** Begin DATA ROWS **

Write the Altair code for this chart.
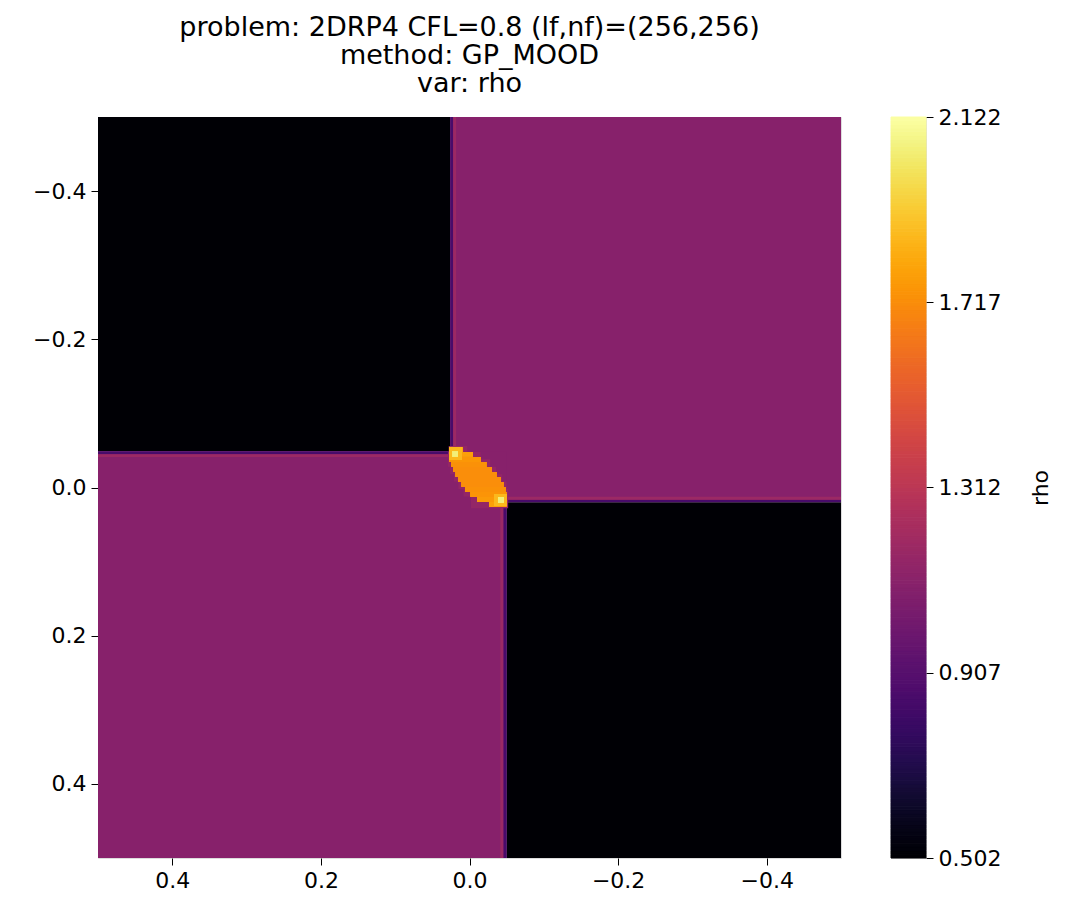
import altair as alt
import pandas as pd
import numpy as np

FONT = "DejaVu Sans"

title_lines = ["problem: 2DRP4 CFL=0.8 (lf,nf)=(256,256)", "method: GP_MOOD", "var: rho"]
x_ticks = [0.4, 0.2, 0.0, -0.2, -0.4]
y_ticks = [-0.4, -0.2, 0.0, 0.2, 0.4]
cbar_ticks = [0.502, 0.907, 1.312, 1.717, 2.122]
rho_min, rho_max = 0.502, 2.122

# four constant states (quadrants)
reg_x0 = [0.5, 0.026, 0.5, -0.050]
reg_x1 = [0.026, -0.5, -0.050, -0.5]
reg_y0 = [-0.5, -0.5, -0.049, 0.020]
reg_y1 = [-0.049, 0.020, 0.5, 0.5]
reg_rho = [0.507, 1.1, 1.1, 0.507]

# smeared contact/shock edges
edge_x0 = [0.026, 0.022, 0.5, 0.5, -0.050, -0.050, -0.0455, -0.0415]
edge_x1 = [0.022, 0.018, 0.026, 0.026, -0.5, -0.5, -0.050, -0.0455]
edge_y0 = [-0.5, -0.5, -0.049, -0.045, 0.0165, 0.0125, 0.020, 0.020]
edge_y1 = [-0.049, -0.049, -0.045, -0.041, 0.020, 0.0165, 0.5, 0.5]
edge_rho = [0.85, 1.18, 0.85, 1.18, 0.85, 1.18, 0.85, 1.18]

# faint lighter halo around the central lens
halo_y0 = [-0.0560, -0.0480, -0.0380, -0.0280, -0.0180, -0.0080, 0.0020, 0.0120]
halo_y1 = [-0.0480, -0.0380, -0.0280, -0.0180, -0.0080, 0.0020, 0.0120, 0.0280]
halo_x0 = [0.0280, 0.0290, 0.0290, 0.0260, 0.0210, 0.0150, 0.0080, -0.0020]
halo_x1 = [0.0030, -0.0150, -0.0280, -0.0360, -0.0440, -0.0500, -0.0520, -0.0520]
halo_rho = [1.15, 1.15, 1.15, 1.15, 1.15, 1.15, 1.15, 1.15]

# central lens, row by row
ell_y0 = [-0.0547, -0.0479, -0.0412, -0.0344, -0.0277, -0.0209, -0.0142, -0.0074, -0.0007, 0.0061, 0.0128, 0.0196]
ell_y1 = [-0.0479, -0.0412, -0.0344, -0.0277, -0.0209, -0.0142, -0.0074, -0.0007, 0.0061, 0.0128, 0.0196, 0.0263]
ell_x0 = [0.0249, 0.0276, 0.0276, 0.0249, 0.0222, 0.0195, 0.0155, 0.0114, 0.0061, -0.0007, -0.0101, -0.0262]
ell_x1 = [0.0087, -0.0047, -0.0155, -0.0235, -0.0303, -0.0370, -0.0424, -0.0464, -0.0491, -0.0504, -0.0504, -0.0504]
ell_rho = [1.80, 1.78, 1.75, 1.73, 1.72, 1.72, 1.72, 1.72, 1.73, 1.74, 1.76, 1.78]

# bright spots at the lens tips
spot_x0 = [0.0276, 0.0235, -0.0329, -0.0383]
spot_x1 = [0.0101, 0.0155, -0.0504, -0.0464]
spot_y0 = [-0.0547, -0.0492, 0.0088, 0.0128]
spot_y1 = [-0.0371, -0.0412, 0.0250, 0.0209]
spot_rho = [1.86, 2.05, 1.86, 2.05]

df = pd.DataFrame({
    "x0": reg_x0 + edge_x0 + halo_x0 + ell_x0 + spot_x0,
    "x1": reg_x1 + edge_x1 + halo_x1 + ell_x1 + spot_x1,
    "y0": reg_y0 + edge_y0 + halo_y0 + ell_y0 + spot_y0,
    "y1": reg_y1 + edge_y1 + halo_y1 + ell_y1 + spot_y1,
    "rho": reg_rho + edge_rho + halo_rho + ell_rho + spot_rho,
})
df["order"] = range(len(df))

color_scale = alt.Scale(scheme="inferno", domain=[rho_min, rho_max], clamp=True)

LABEL_SIZE = 22

axis_common = dict(
    grid=False, domain=False, tickColor="black", tickSize=7, tickWidth=1,
    labelFontSize=LABEL_SIZE, labelColor="black", labelFont=FONT, labelPadding=5, title=None,
)

heat = alt.Chart(df).mark_rect(clip=True).encode(
    x=alt.X("x0:Q", scale=alt.Scale(domain=[-0.5, 0.5], reverse=True, nice=False, zero=False),
            axis=alt.Axis(values=x_ticks, format=".1f", **axis_common)),
    x2="x1:Q",
    y=alt.Y("y0:Q", scale=alt.Scale(domain=[-0.5, 0.5], reverse=True, nice=False, zero=False),
            axis=alt.Axis(values=y_ticks, format=".1f", **axis_common)),
    y2="y1:Q",
    color=alt.Color("rho:Q", scale=color_scale, legend=None),
    order="order:Q",
).properties(
    width=743, height=741,
    title=alt.TitleParams(title_lines, font=FONT, fontSize=27, fontWeight="normal",
                          color="black", anchor="middle", lineHeight=28, offset=19),
)

edges = np.linspace(rho_min, rho_max, 201)
cb = pd.DataFrame({"v0": edges[:-1], "v1": edges[1:], "c": "cb"})
cb["rho"] = (cb["v0"] + cb["v1"]) / 2

cbar = alt.Chart(cb).mark_rect(strokeWidth=1).encode(
    x=alt.X("c:N", axis=None, scale=alt.Scale(paddingInner=0, paddingOuter=0)),
    y=alt.Y("v0:Q", scale=alt.Scale(domain=[rho_min, rho_max], nice=False, zero=False),
            axis=alt.Axis(orient="right", values=cbar_ticks, format=".3f",
                          grid=False, domain=False, tickColor="black", tickSize=7,
                          labelFontSize=LABEL_SIZE, labelColor="black", labelFont=FONT, labelPadding=5,
                          title="rho", titleAngle=270, titleBaseline="top", titleFont=FONT,
                          titleFontSize=LABEL_SIZE, titleFontWeight="normal", titleColor="black",
                          titlePadding=30)),
    y2="v1:Q",
    color=alt.Color("rho:Q", scale=color_scale, legend=None),
    stroke=alt.Stroke("rho:Q", scale=color_scale, legend=None),
).properties(width=35, height=741)

chart = alt.hconcat(heat, cbar, spacing=50, bounds="flush").properties(
    padding={"left": 24, "top": 5, "right": 0, "bottom": 0}
).configure_view(stroke="black", strokeWidth=1.2).configure(background="white")

chart.save("out.html", embed_options={"renderer": "svg", "actions": False})
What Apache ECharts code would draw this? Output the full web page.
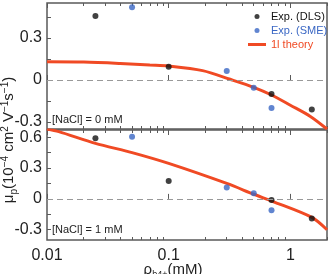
<!DOCTYPE html>
<html>
<head>
<meta charset="utf-8">
<script src="https://cdn.jsdelivr.net/npm/echarts@6/dist/echarts.min.js"></script>
<style>
  html, body { margin: 0; padding: 0; background: #fff; }
  #chart { width: 331px; height: 274px; }
</style>
</head>
<body>
<div id="chart"></div>
<script>
// 数据 (x: ρ in mM, y: μp)
var dlsTop = [[0.025, 0.457], [0.1, 0.095], [0.7, -0.10], [1.5, -0.21]]
var smeTop = [[0.05, 0.52], [0.3, 0.064], [0.5, -0.055], [0.7, -0.20]]
var theoryTop = [[0.01, 0.13], [0.02, 0.128], [0.04, 0.118], [0.07, 0.107], [0.1, 0.10], [0.19, 0.067],
  [0.32, 0.005], [0.5, -0.052], [0.7, -0.107], [1, -0.18], [1.46, -0.26], [2, -0.35]]

var dlsBot = [[0.025, 0.59], [0.1, 0.175], [0.7, -0.01], [1.5, -0.19]]
var smeBot = [[0.05, 0.605], [0.3, 0.11], [0.5, 0.055], [0.7, -0.11]]
var theoryBot = [[0.01, 0.68], [0.0125, 0.654], [0.025, 0.54], [0.05, 0.45], [0.1, 0.345], [0.3, 0.15],
  [0.5, 0.045], [0.72, -0.026], [1.5, -0.18], [2, -0.30]]

var xMajor = [0.01, 0.1, 1]
var xMinor = [0.02, 0.03, 0.04, 0.05, 0.06, 0.07, 0.08, 0.09, 0.2, 0.3, 0.4, 0.5, 0.6, 0.7, 0.8, 0.9, 2]
var yLabelsTop = [-0.3, 0, 0.3]
var yTicksTop = [-0.3, -0.15, 0, 0.15, 0.3, 0.45]
var yLabelsBot = [-0.3, 0, 0.3, 0.6]
var yTicksBot = [-0.3, -0.15, 0, 0.15, 0.3, 0.45, 0.6]

var black = '#111111'
var blue = '#3a67c4'
var red = '#f04a24'
var frame = '#5a5a5a'
var font = 'Liberation Sans'

var chart = echarts.init(document.getElementById('chart'))

// 生成一条 x 轴 (刻度线用)
function xAx (grid, pos, ticks, len, extra) {
  var ax = {
    type: 'log', logBase: 10, gridIndex: grid, position: pos, min: 0.01, max: 2,
    axisLine: { show: false },
    axisTick: { show: true, inside: true, length: len, customValues: ticks, lineStyle: { color: frame, width: 1 } },
    axisLabel: { show: false },
    splitLine: { show: false }
  }
  return Object.assign(ax, extra || {})
}

function yAx (grid, min, max, labels, ticks) {
  return {
    type: 'value', gridIndex: grid, min: min, max: max,
    axisLine: { show: false },
    axisTick: { show: true, inside: true, length: 4, customValues: ticks, lineStyle: { color: frame } },
    axisLabel: { show: true, customValues: labels, margin: 5, fontSize: 16, color: '#222', fontFamily: font },
    splitLine: { show: false }
  }
}

var zeroLine = {
  silent: true, symbol: 'none', label: { show: false },
  lineStyle: { type: [6, 4], color: '#999', width: 1 },
  data: [{ yAxis: 0 }]
}

chart.setOption({
  animation: false,
  textStyle: { fontFamily: font },
  grid: [
    { left: 47, top: 3, width: 280, height: 126, show: true, borderColor: frame, borderWidth: 1.5, backgroundColor: 'transparent', outerBoundsMode: 'none' },
    { left: 47, top: 130, width: 280, height: 110, show: true, borderColor: frame, borderWidth: 1.5, backgroundColor: 'transparent', outerBoundsMode: 'none' }
  ],
  legend: {
    orient: 'vertical', left: 243, top: 5, itemGap: 1, itemWidth: 18, itemHeight: 5,
    textStyle: { fontSize: 11, fontFamily: font, lineHeight: 13 },
    data: [
      { name: 'Exp. (DLS)', icon: 'circle', itemStyle: { color: black }, textStyle: { color: black } },
      { name: 'Exp. (SME)', icon: 'circle', itemStyle: { color: blue }, textStyle: { color: blue } },
      { name: '1l theory', icon: 'path://M0,0h18v3h-18z', itemStyle: { color: red }, textStyle: { color: red } }
    ]
  },
  xAxis: [
    xAx(0, 'bottom', xMajor, 5),
    xAx(0, 'bottom', xMinor, 3),
    xAx(0, 'top', xMajor, 5),
    xAx(0, 'top', xMinor, 3),
    xAx(1, 'bottom', xMajor, 5, {
      axisLabel: { show: true, customValues: xMajor, margin: 8, fontSize: 16, color: '#222', fontFamily: font }
    }),
    xAx(1, 'bottom', xMinor, 3),
    xAx(1, 'top', xMajor, 5),
    xAx(1, 'top', xMinor, 3)
  ],
  yAxis: [
    yAx(0, -0.35, 0.55, yLabelsTop, yTicksTop),
    yAx(1, -0.4, 0.67, yLabelsBot, yTicksBot)
  ],
  graphic: [
    {
      type: 'text', x: 9, y: 140, rotation: Math.PI / 2,
      style: {
        text: '{a|μ}{s|p}{a|(10}{u|−4}{a| cm}{u|2}{a| V}{u|−1}{a|s}{u|−1}{a|)}',
        align: 'center', verticalAlign: 'middle',
        rich: {
          a: { fontSize: 15, fill: '#222', fontFamily: font, lineHeight: 20 },
          s: { fontSize: 10, fill: '#222', fontFamily: font, padding: [10, 0, 0, 0] },
          u: { fontSize: 10, fill: '#222', fontFamily: font, padding: [0, 0, 8, 0] }
        }
      }
    },
    {
      // x 轴标题
      type: 'text', x: 173, y: 270,
      style: {
        text: '{a|ρ}{s|b4+}{a|(mM)}',
        align: 'center', verticalAlign: 'middle',
        rich: {
          a: { fontSize: 15, fill: '#222', fontFamily: font, lineHeight: 18 },
          s: { fontSize: 9, fill: '#222', fontFamily: font, padding: [10, 0, 0, 0] }
        }
      }
    },
    { type: 'text', left: 52, top: 114, style: { text: '[NaCl] = 0 mM', fontSize: 11, fill: '#222', fontFamily: font } },
    { type: 'text', left: 52, top: 224, style: { text: '[NaCl] = 1 mM', fontSize: 11, fill: '#222', fontFamily: font } }
  ],
  series: [
    {
      name: '1l theory', type: 'line', xAxisIndex: 0, yAxisIndex: 0, data: theoryTop,
      smooth: 0.3, showSymbol: false, lineStyle: { color: red, width: 3 }, itemStyle: { color: red },
      markLine: zeroLine, z: 2
    },
    { name: 'Exp. (DLS)', type: 'scatter', xAxisIndex: 0, yAxisIndex: 0, data: dlsTop, symbolSize: 6, itemStyle: { color: black }, z: 3 },
    { name: 'Exp. (SME)', type: 'scatter', xAxisIndex: 0, yAxisIndex: 0, data: smeTop, symbolSize: 6, itemStyle: { color: blue }, z: 3 },
    {
      name: '1l theory', type: 'line', xAxisIndex: 4, yAxisIndex: 1, data: theoryBot,
      smooth: 0.3, showSymbol: false, lineStyle: { color: red, width: 3 }, itemStyle: { color: red },
      markLine: zeroLine, z: 2
    },
    { name: 'Exp. (DLS)', type: 'scatter', xAxisIndex: 4, yAxisIndex: 1, data: dlsBot, symbolSize: 6, itemStyle: { color: black }, z: 3 },
    { name: 'Exp. (SME)', type: 'scatter', xAxisIndex: 4, yAxisIndex: 1, data: smeBot, symbolSize: 6, itemStyle: { color: blue }, z: 3 }
  ]
})
</script>
</body>
</html>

** End DATA ROWS **

* WHAT IS REQUIRED
Leave the pictures out and repeat exactly the lines from the beginning of the records to the line bearing "halo_rho = [1.15, 1.15, 1.15, 1.15, 1.15, 1.15, 1.15, 1.15]", both ends counted.

* WRITTEN REPLY
Write the Altair code for this chart.
import altair as alt
import pandas as pd
import numpy as np

FONT = "DejaVu Sans"

title_lines = ["problem: 2DRP4 CFL=0.8 (lf,nf)=(256,256)", "method: GP_MOOD", "var: rho"]
x_ticks = [0.4, 0.2, 0.0, -0.2, -0.4]
y_ticks = [-0.4, -0.2, 0.0, 0.2, 0.4]
cbar_ticks = [0.502, 0.907, 1.312, 1.717, 2.122]
rho_min, rho_max = 0.502, 2.122

# four constant states (quadrants)
reg_x0 = [0.5, 0.026, 0.5, -0.050]
reg_x1 = [0.026, -0.5, -0.050, -0.5]
reg_y0 = [-0.5, -0.5, -0.049, 0.020]
reg_y1 = [-0.049, 0.020, 0.5, 0.5]
reg_rho = [0.507, 1.1, 1.1, 0.507]

# smeared contact/shock edges
edge_x0 = [0.026, 0.022, 0.5, 0.5, -0.050, -0.050, -0.0455, -0.0415]
edge_x1 = [0.022, 0.018, 0.026, 0.026, -0.5, -0.5, -0.050, -0.0455]
edge_y0 = [-0.5, -0.5, -0.049, -0.045, 0.0165, 0.0125, 0.020, 0.020]
edge_y1 = [-0.049, -0.049, -0.045, -0.041, 0.020, 0.0165, 0.5, 0.5]
edge_rho = [0.85, 1.18, 0.85, 1.18, 0.85, 1.18, 0.85, 1.18]

# faint lighter halo around the central lens
halo_y0 = [-0.0560, -0.0480, -0.0380, -0.0280, -0.0180, -0.0080, 0.0020, 0.0120]
halo_y1 = [-0.0480, -0.0380, -0.0280, -0.0180, -0.0080, 0.0020, 0.0120, 0.0280]
halo_x0 = [0.0280, 0.0290, 0.0290, 0.0260, 0.0210, 0.0150, 0.0080, -0.0020]
halo_x1 = [0.0030, -0.0150, -0.0280, -0.0360, -0.0440, -0.0500, -0.0520, -0.0520]
halo_rho = [1.15, 1.15, 1.15, 1.15, 1.15, 1.15, 1.15, 1.15]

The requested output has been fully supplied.